▸ DATA LINES:
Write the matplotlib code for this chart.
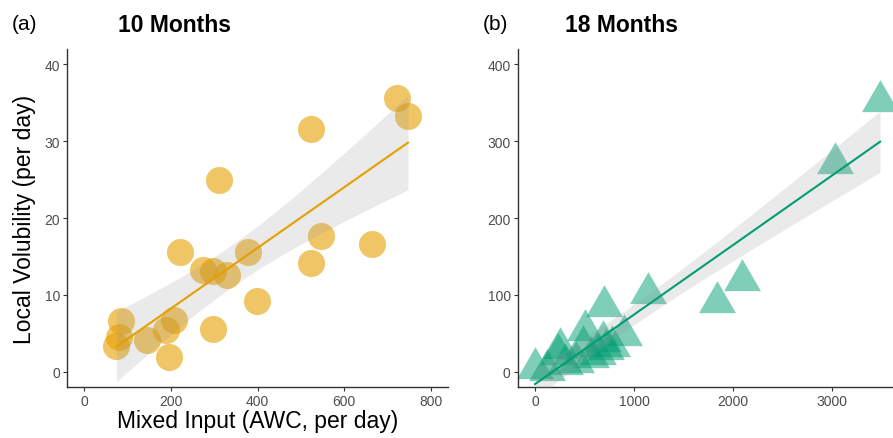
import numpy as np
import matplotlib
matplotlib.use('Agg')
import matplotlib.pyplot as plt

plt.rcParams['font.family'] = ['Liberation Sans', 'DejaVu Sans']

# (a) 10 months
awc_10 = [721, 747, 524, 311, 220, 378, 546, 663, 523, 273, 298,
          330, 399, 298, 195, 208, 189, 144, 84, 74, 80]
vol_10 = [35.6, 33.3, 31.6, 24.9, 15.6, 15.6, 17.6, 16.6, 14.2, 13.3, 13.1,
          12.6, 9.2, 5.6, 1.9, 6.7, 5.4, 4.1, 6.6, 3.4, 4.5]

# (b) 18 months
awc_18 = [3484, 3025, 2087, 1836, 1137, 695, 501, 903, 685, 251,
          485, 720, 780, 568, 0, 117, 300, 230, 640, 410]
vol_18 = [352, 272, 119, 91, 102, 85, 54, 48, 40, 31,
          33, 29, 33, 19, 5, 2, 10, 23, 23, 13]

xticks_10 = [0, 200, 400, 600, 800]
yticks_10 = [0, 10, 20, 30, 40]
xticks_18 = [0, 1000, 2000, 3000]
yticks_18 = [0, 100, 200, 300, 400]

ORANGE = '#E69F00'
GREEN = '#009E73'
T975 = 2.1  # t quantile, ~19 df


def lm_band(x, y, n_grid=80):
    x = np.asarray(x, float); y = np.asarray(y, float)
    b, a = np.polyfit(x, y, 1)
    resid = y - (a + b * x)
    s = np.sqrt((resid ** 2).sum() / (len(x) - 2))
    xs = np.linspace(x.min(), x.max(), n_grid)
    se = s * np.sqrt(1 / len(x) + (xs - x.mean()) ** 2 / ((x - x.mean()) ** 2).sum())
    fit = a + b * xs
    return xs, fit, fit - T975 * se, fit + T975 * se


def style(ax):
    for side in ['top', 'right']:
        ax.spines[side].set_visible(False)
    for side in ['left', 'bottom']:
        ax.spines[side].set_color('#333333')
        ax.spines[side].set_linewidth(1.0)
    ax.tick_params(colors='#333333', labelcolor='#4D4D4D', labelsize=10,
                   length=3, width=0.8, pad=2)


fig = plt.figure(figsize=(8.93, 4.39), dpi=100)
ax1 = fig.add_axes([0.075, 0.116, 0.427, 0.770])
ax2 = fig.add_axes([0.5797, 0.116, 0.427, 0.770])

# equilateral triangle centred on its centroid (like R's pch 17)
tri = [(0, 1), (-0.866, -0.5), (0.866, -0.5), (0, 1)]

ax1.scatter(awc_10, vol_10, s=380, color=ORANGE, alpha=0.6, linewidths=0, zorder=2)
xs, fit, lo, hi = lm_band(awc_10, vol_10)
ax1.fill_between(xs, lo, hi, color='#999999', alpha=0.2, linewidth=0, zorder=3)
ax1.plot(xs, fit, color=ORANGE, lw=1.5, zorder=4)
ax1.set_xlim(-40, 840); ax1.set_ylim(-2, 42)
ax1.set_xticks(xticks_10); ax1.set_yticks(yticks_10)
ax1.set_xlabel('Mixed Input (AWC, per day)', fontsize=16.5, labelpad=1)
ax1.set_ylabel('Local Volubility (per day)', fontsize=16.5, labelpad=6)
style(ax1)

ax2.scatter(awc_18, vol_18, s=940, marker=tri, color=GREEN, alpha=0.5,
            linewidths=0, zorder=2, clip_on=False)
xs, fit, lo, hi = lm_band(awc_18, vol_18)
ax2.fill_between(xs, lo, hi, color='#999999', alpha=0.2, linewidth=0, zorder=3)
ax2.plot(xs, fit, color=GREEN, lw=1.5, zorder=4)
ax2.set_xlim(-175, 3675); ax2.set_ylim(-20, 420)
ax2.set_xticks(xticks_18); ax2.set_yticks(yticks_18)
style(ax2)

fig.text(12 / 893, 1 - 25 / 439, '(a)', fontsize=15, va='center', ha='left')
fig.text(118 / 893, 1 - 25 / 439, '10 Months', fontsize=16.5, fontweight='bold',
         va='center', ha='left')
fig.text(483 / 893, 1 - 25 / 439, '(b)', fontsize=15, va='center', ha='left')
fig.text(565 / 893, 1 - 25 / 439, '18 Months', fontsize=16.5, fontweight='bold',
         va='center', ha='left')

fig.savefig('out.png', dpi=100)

▸ STATED PROBLEM: Print out the material word for word, omitting the pictures.

▸ SOLVED PROBLEM:
Write the matplotlib code for this chart.
import numpy as np
import matplotlib
matplotlib.use('Agg')
import matplotlib.pyplot as plt

plt.rcParams['font.family'] = ['Liberation Sans', 'DejaVu Sans']

# (a) 10 months
awc_10 = [721, 747, 524, 311, 220, 378, 546, 663, 523, 273, 298,
          330, 399, 298, 195, 208, 189, 144, 84, 74, 80]
vol_10 = [35.6, 33.3, 31.6, 24.9, 15.6, 15.6, 17.6, 16.6, 14.2, 13.3, 13.1,
          12.6, 9.2, 5.6, 1.9, 6.7, 5.4, 4.1, 6.6, 3.4, 4.5]

# (b) 18 months
awc_18 = [3484, 3025, 2087, 1836, 1137, 695, 501, 903, 685, 251,
          485, 720, 780, 568, 0, 117, 300, 230, 640, 410]
vol_18 = [352, 272, 119, 91, 102, 85, 54, 48, 40, 31,
          33, 29, 33, 19, 5, 2, 10, 23, 23, 13]

xticks_10 = [0, 200, 400, 600, 800]
yticks_10 = [0, 10, 20, 30, 40]
xticks_18 = [0, 1000, 2000, 3000]
yticks_18 = [0, 100, 200, 300, 400]

ORANGE = '#E69F00'
GREEN = '#009E73'
T975 = 2.1  # t quantile, ~19 df


def lm_band(x, y, n_grid=80):
    x = np.asarray(x, float); y = np.asarray(y, float)
    b, a = np.polyfit(x, y, 1)
    resid = y - (a + b * x)
    s = np.sqrt((resid ** 2).sum() / (len(x) - 2))
    xs = np.linspace(x.min(), x.max(), n_grid)
    se = s * np.sqrt(1 / len(x) + (xs - x.mean()) ** 2 / ((x - x.mean()) ** 2).sum())
    fit = a + b * xs
    return xs, fit, fit - T975 * se, fit + T975 * se


def style(ax):
    for side in ['top', 'right']:
        ax.spines[side].set_visible(False)
    for side in ['left', 'bottom']:
        ax.spines[side].set_color('#333333')
        ax.spines[side].set_linewidth(1.0)
    ax.tick_params(colors='#333333', labelcolor='#4D4D4D', labelsize=10,
                   length=3, width=0.8, pad=2)


fig = plt.figure(figsize=(8.93, 4.39), dpi=100)
ax1 = fig.add_axes([0.075, 0.116, 0.427, 0.770])
ax2 = fig.add_axes([0.5797, 0.116, 0.427, 0.770])

# equilateral triangle centred on its centroid (like R's pch 17)
tri = [(0, 1), (-0.866, -0.5), (0.866, -0.5), (0, 1)]

ax1.scatter(awc_10, vol_10, s=380, color=ORANGE, alpha=0.6, linewidths=0, zorder=2)
xs, fit, lo, hi = lm_band(awc_10, vol_10)
ax1.fill_between(xs, lo, hi, color='#999999', alpha=0.2, linewidth=0, zorder=3)
ax1.plot(xs, fit, color=ORANGE, lw=1.5, zorder=4)
ax1.set_xlim(-40, 840); ax1.set_ylim(-2, 42)
ax1.set_xticks(xticks_10); ax1.set_yticks(yticks_10)
ax1.set_xlabel('Mixed Input (AWC, per day)', fontsize=16.5, labelpad=1)
ax1.set_ylabel('Local Volubility (per day)', fontsize=16.5, labelpad=6)
style(ax1)

ax2.scatter(awc_18, vol_18, s=940, marker=tri, color=GREEN, alpha=0.5,
            linewidths=0, zorder=2, clip_on=False)
xs, fit, lo, hi = lm_band(awc_18, vol_18)
ax2.fill_between(xs, lo, hi, color='#999999', alpha=0.2, linewidth=0, zorder=3)
ax2.plot(xs, fit, color=GREEN, lw=1.5, zorder=4)
ax2.set_xlim(-175, 3675); ax2.set_ylim(-20, 420)
ax2.set_xticks(xticks_18); ax2.set_yticks(yticks_18)
style(ax2)

fig.text(12 / 893, 1 - 25 / 439, '(a)', fontsize=15, va='center', ha='left')
fig.text(118 / 893, 1 - 25 / 439, '10 Months', fontsize=16.5, fontweight='bold',
         va='center', ha='left')
fig.text(483 / 893, 1 - 25 / 439, '(b)', fontsize=15, va='center', ha='left')
fig.text(565 / 893, 1 - 25 / 439, '18 Months', fontsize=16.5, fontweight='bold',
         va='center', ha='left')

fig.savefig('out.png', dpi=100)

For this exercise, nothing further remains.